As you cut, your guiding hand retreats steadily backward across the food, setting the width of each slice. The knife never lifts high above the board; instead it rocks forward and down in a smooth, continuous motion, the tip staying near the board while the heel does the cutting. Once the claw and the rocking motion become automatic, you can cut quickly without ever looking anxiously at your fingers.

The Core Cuts and What They Are For

You do not need to memorize the entire French culinary vocabulary, but a handful of cuts cover almost everything you will do:

  • A rough chop, for ingredients that will be blended or strained where uniformity does not matter.
  • A dice, in small, medium, or large, for even cooking in stews, soups, and sautes.
  • A mince, very fine, for garlic, ginger, and herbs you want distributed throughout a dish.
  • A slice, for producing even planks or rounds of vegetables and boneless meats.
  • A julienne, thin matchsticks, useful for quick-cooking stir-fries and fresh garnishes.

The key insight is that the cut should match the cooking method and the dish. Delicate herbs get a gentle chop rather than a hard mince that bruises them. Vegetables for a long braise can be larger because they have time to soften, while ingredients for a fast stir-fry need to be small and uniform so they cook through in the brief time they are in the pan.

Keeping the Blade Sharp

No technique will save you if your knife is dull, and most home knives are far duller than their owners think. A sharp blade bites into food cleanly with light pressure, so it goes where you point it. A dull blade requires force, and force plus a slip is how accidents happen.

There are two distinct maintenance tasks that people often confuse. Honing, done with a honing steel, realigns the microscopic edge that bends out of true during normal use, and it should be done frequently, even before each session. Sharpening, done with a whetstone or a quality sharpener, actually removes metal to create a new edge, and it is needed only occasionally, perhaps every few weeks or months depending on use. Learning to run a blade across a honing steel takes only a few minutes to pick up and keeps a knife performing well between sharpenings.

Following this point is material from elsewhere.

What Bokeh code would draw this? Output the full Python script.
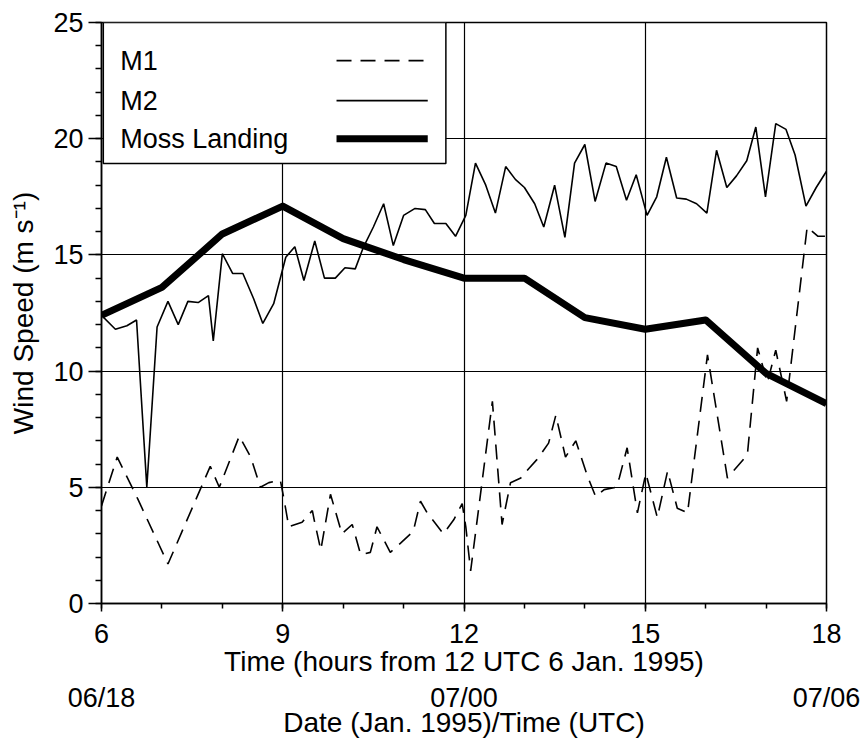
from bokeh.plotting import figure
from bokeh.models import (LinearAxis, FixedTicker, SingleIntervalTicker, BoxAnnotation,
                          Label, Arrow, Range1d)
from bokeh.embed import file_html
from bokeh.resources import INLINE

# ---------------- data (hours from 12 UTC 6 Jan 1995, wind speed m/s) ----------------
m1_t = [6.0, 6.26, 6.6, 7.1, 7.8, 7.95, 8.28, 8.47, 8.63, 8.77, 8.96, 9.02, 9.1, 9.32,
        9.49, 9.52, 9.63, 9.79, 9.98, 10.15, 10.29, 10.45, 10.56, 10.78, 10.95, 11.16,
        11.28, 11.39, 11.66, 11.83, 11.97, 12.03, 12.11, 12.47, 12.63, 12.77, 12.94,
        13.07, 13.21, 13.4, 13.52, 13.68, 13.85, 14.04, 14.18, 14.32, 14.51, 14.57,
        14.7, 14.87, 15.01, 15.2, 15.37, 15.53, 15.7, 16.03, 16.36, 16.69, 16.86,
        17.02, 17.16, 17.34, 17.68, 17.86, 18.0]
m1_v = [4.2, 6.3, 4.5, 1.7, 5.9, 5.0, 7.2, 6.3, 5.0, 5.2, 5.3, 4.5, 3.3, 3.5,
        4.0, 3.6, 2.3, 4.7, 3.0, 3.4, 2.1, 2.2, 3.3, 2.2, 2.6, 3.1,
        4.4, 3.9, 3.0, 3.6, 4.3, 3.3, 1.4, 8.7, 3.4, 5.2, 5.4,
        5.8, 6.2, 6.9, 8.1, 6.3, 7.0, 5.5, 4.6, 4.9, 5.0, 5.4,
        6.7, 3.9, 5.6, 3.7, 5.7, 4.1, 3.9, 10.7, 5.4, 6.4, 11.0,
        9.5, 10.9, 8.7, 16.2, 15.8, 15.8]

m2_t = [6.0, 6.23, 6.42, 6.58, 6.75, 6.92, 7.1, 7.27, 7.43, 7.6, 7.77, 7.85, 8.0,
        8.17, 8.34, 8.52, 8.67, 8.85, 9.05, 9.2, 9.35, 9.53, 9.69, 9.87, 10.03,
        10.2, 10.33, 10.5, 10.67, 10.83, 11.0, 11.19, 11.36, 11.51, 11.7, 11.86,
        12.03, 12.19, 12.36, 12.52, 12.69, 12.85, 13.0, 13.17, 13.32, 13.5, 13.67,
        13.83, 14.0, 14.17, 14.35, 14.52, 14.69, 14.85, 15.03, 15.19, 15.35, 15.52,
        15.68, 15.85, 16.02, 16.18, 16.35, 16.51, 16.68, 16.83, 16.99, 17.16,
        17.33, 17.48, 17.66, 17.83, 18.0]
m2_v = [12.4, 11.8, 11.95, 12.2, 5.0, 11.9, 13.0, 12.0, 13.0, 12.95, 13.25, 11.3, 15.05,
        14.2, 14.2, 13.1, 12.05, 12.9, 14.9, 15.35, 13.9, 15.6, 14.0, 14.0, 14.45,
        14.4, 15.3, 16.2, 17.2, 15.4, 16.7, 17.0, 16.95, 16.35, 16.35, 15.8,
        16.7, 18.95, 18.0, 16.8, 18.8, 18.25, 17.9, 17.2, 16.2, 18.0, 15.75,
        18.95, 19.75, 17.3, 18.95, 18.8, 17.35, 18.45, 16.7, 17.5, 19.2, 17.45,
        17.4, 17.2, 16.8, 19.5, 17.9, 18.4, 19.05, 20.5, 17.5, 20.65,
        20.4, 19.3, 17.1, 17.9, 18.6]

ml_t = [6, 7, 8, 9, 10, 11, 12, 13, 14, 15, 16, 17, 18]
ml_v = [12.4, 13.6, 15.9, 17.1, 15.7, 14.8, 14.0, 14.0, 12.3, 11.8, 12.2, 9.9, 8.6]

series_names = ["M1", "M2", "Moss Landing"]
date_ticks = [6, 12, 18]
date_labels = ["06/18", "07/00", "07/06"]

FONT = "Liberation Sans"
FS = "27px"
FS_LAB = "28px"

p = figure(width=864, height=747, x_range=Range1d(6, 18), y_range=Range1d(0, 25),
           output_backend="svg", toolbar_location=None,
           min_border_left=101, min_border_right=38, min_border_top=22,
           min_border_bottom=144, background_fill_color="white",
           border_fill_color="white")

p.outline_line_color = "black"
p.outline_line_width = 1.5
p.outline_line_alpha = 1.0

p.grid.grid_line_color = "black"
p.grid.grid_line_width = 1.2
p.grid.grid_line_alpha = 1.0

# x axis (hours)
xa = p.xaxis[0]
xa.ticker = SingleIntervalTicker(interval=3, num_minor_ticks=3)
xa.axis_label = "Time (hours from 12 UTC 6 Jan. 1995)"
# y axis
ya = p.yaxis[0]
ya.ticker = SingleIntervalTicker(interval=5, num_minor_ticks=5)
ya.axis_label = "Wind Speed (m s\u207b\u00b9)"

for ax in (xa, ya):
    ax.axis_line_color = "black"
    ax.axis_line_width = 1.5
    ax.major_tick_line_color = "black"
    ax.minor_tick_line_color = "black"
    ax.major_tick_line_width = 1.5
    ax.minor_tick_line_width = 1.5
    ax.major_tick_in = 0
    ax.minor_tick_in = 0
    ax.major_label_text_font = FONT
    ax.major_label_text_font_size = FS
    ax.major_label_text_color = "black"
    ax.axis_label_text_font = FONT
    ax.axis_label_text_font_size = FS_LAB
    ax.axis_label_text_font_style = "normal"
    ax.axis_label_text_color = "black"

xa.major_tick_out = 8
xa.minor_tick_out = 5
xa.major_label_standoff = 12
xa.axis_label_standoff = 0

ya.major_tick_out = 13
ya.minor_tick_out = 6
ya.major_label_standoff = 5
ya.axis_label_standoff = 11

# second x axis: date/time
xa2 = LinearAxis(ticker=FixedTicker(ticks=date_ticks),
                 major_label_overrides={t: l for t, l in zip(date_ticks, date_labels)},
                 axis_label="Date (Jan. 1995)/Time (UTC)",
                 axis_line_color=None, major_tick_line_color=None,
                 minor_tick_line_color=None, major_tick_out=0, major_tick_in=0,
                 major_label_standoff=3, axis_label_standoff=-9,
                 major_label_text_font=FONT, major_label_text_font_size=FS,
                 major_label_text_color="black",
                 axis_label_text_font=FONT, axis_label_text_font_size=FS_LAB,
                 axis_label_text_font_style="normal", axis_label_text_color="black")
p.add_layout(xa2, "below")

# data lines
p.line(m1_t, m1_v, line_color="black", line_width=1.6, line_dash="15 9")
p.line(m2_t, m2_v, line_color="black", line_width=1.6)
p.line(ml_t, ml_v, line_color="black", line_width=7, line_join="round")

# legend (labels on the left, line samples on the right)
box = BoxAnnotation(left=6.03, right=11.70, bottom=18.93, top=25,
                    fill_color="white", fill_alpha=1.0,
                    line_color="black", line_width=1.5, line_alpha=1.0)
p.add_layout(box)

leg_y = [23.36, 21.64, 20.0]
leg_dash = ["15 9", "solid", "solid"]
leg_w = [1.6, 1.6, 7]
for name, yy, dash, w in zip(series_names, leg_y, leg_dash, leg_w):
    p.add_layout(Label(x=6.31, y=yy, text=name, text_baseline="middle",
                       text_align="left", text_font=FONT, text_font_size=FS,
                       text_color="black"))
    p.add_layout(Arrow(x_start=9.89, y_start=yy, x_end=11.4, y_end=yy, end=None,
                       line_color="black", line_width=w, line_dash=dash))

open("out.html", "w").write(file_html(p, INLINE))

Matching the Knife to the Task

Most kitchen work can be done with just three knives. A chef’s knife, roughly eight inches, handles the vast majority of chopping, slicing, and dicing. A paring knife takes care of small, detailed work like hulling strawberries or peeling and trimming. A serrated bread knife slices through crusty loaves and soft tomatoes that would crush under a straight edge. Beyond these, most specialized knives are conveniences rather than necessities.

Using the right knife makes the work easier and safer. Trying to slice a baguette with a chef’s knife tears the crumb and slips dangerously, while trying to dice an onion with a paring knife is slow and awkward. Reach for the tool the job was designed around.

Practicing Without Overthinking

Knife skills improve through repetition on ordinary tasks, not through drills. The next time you have a bag of onions, a few carrots, or a bunch of parsley, slow down and use the pinch grip and the claw deliberately, even if it feels awkward at first. Prioritize control and even cuts over speed, and the speed will arrive on its own within a few weeks.

A useful practice is to buy a few pounds of inexpensive vegetables and simply cut them into uniform dice, then use them in a soup or a stew so nothing goes to waste. This kind of low-stakes repetition builds muscle memory faster than anything else. Before long, prep work that once felt like a chore becomes the calm, almost meditative part of cooking.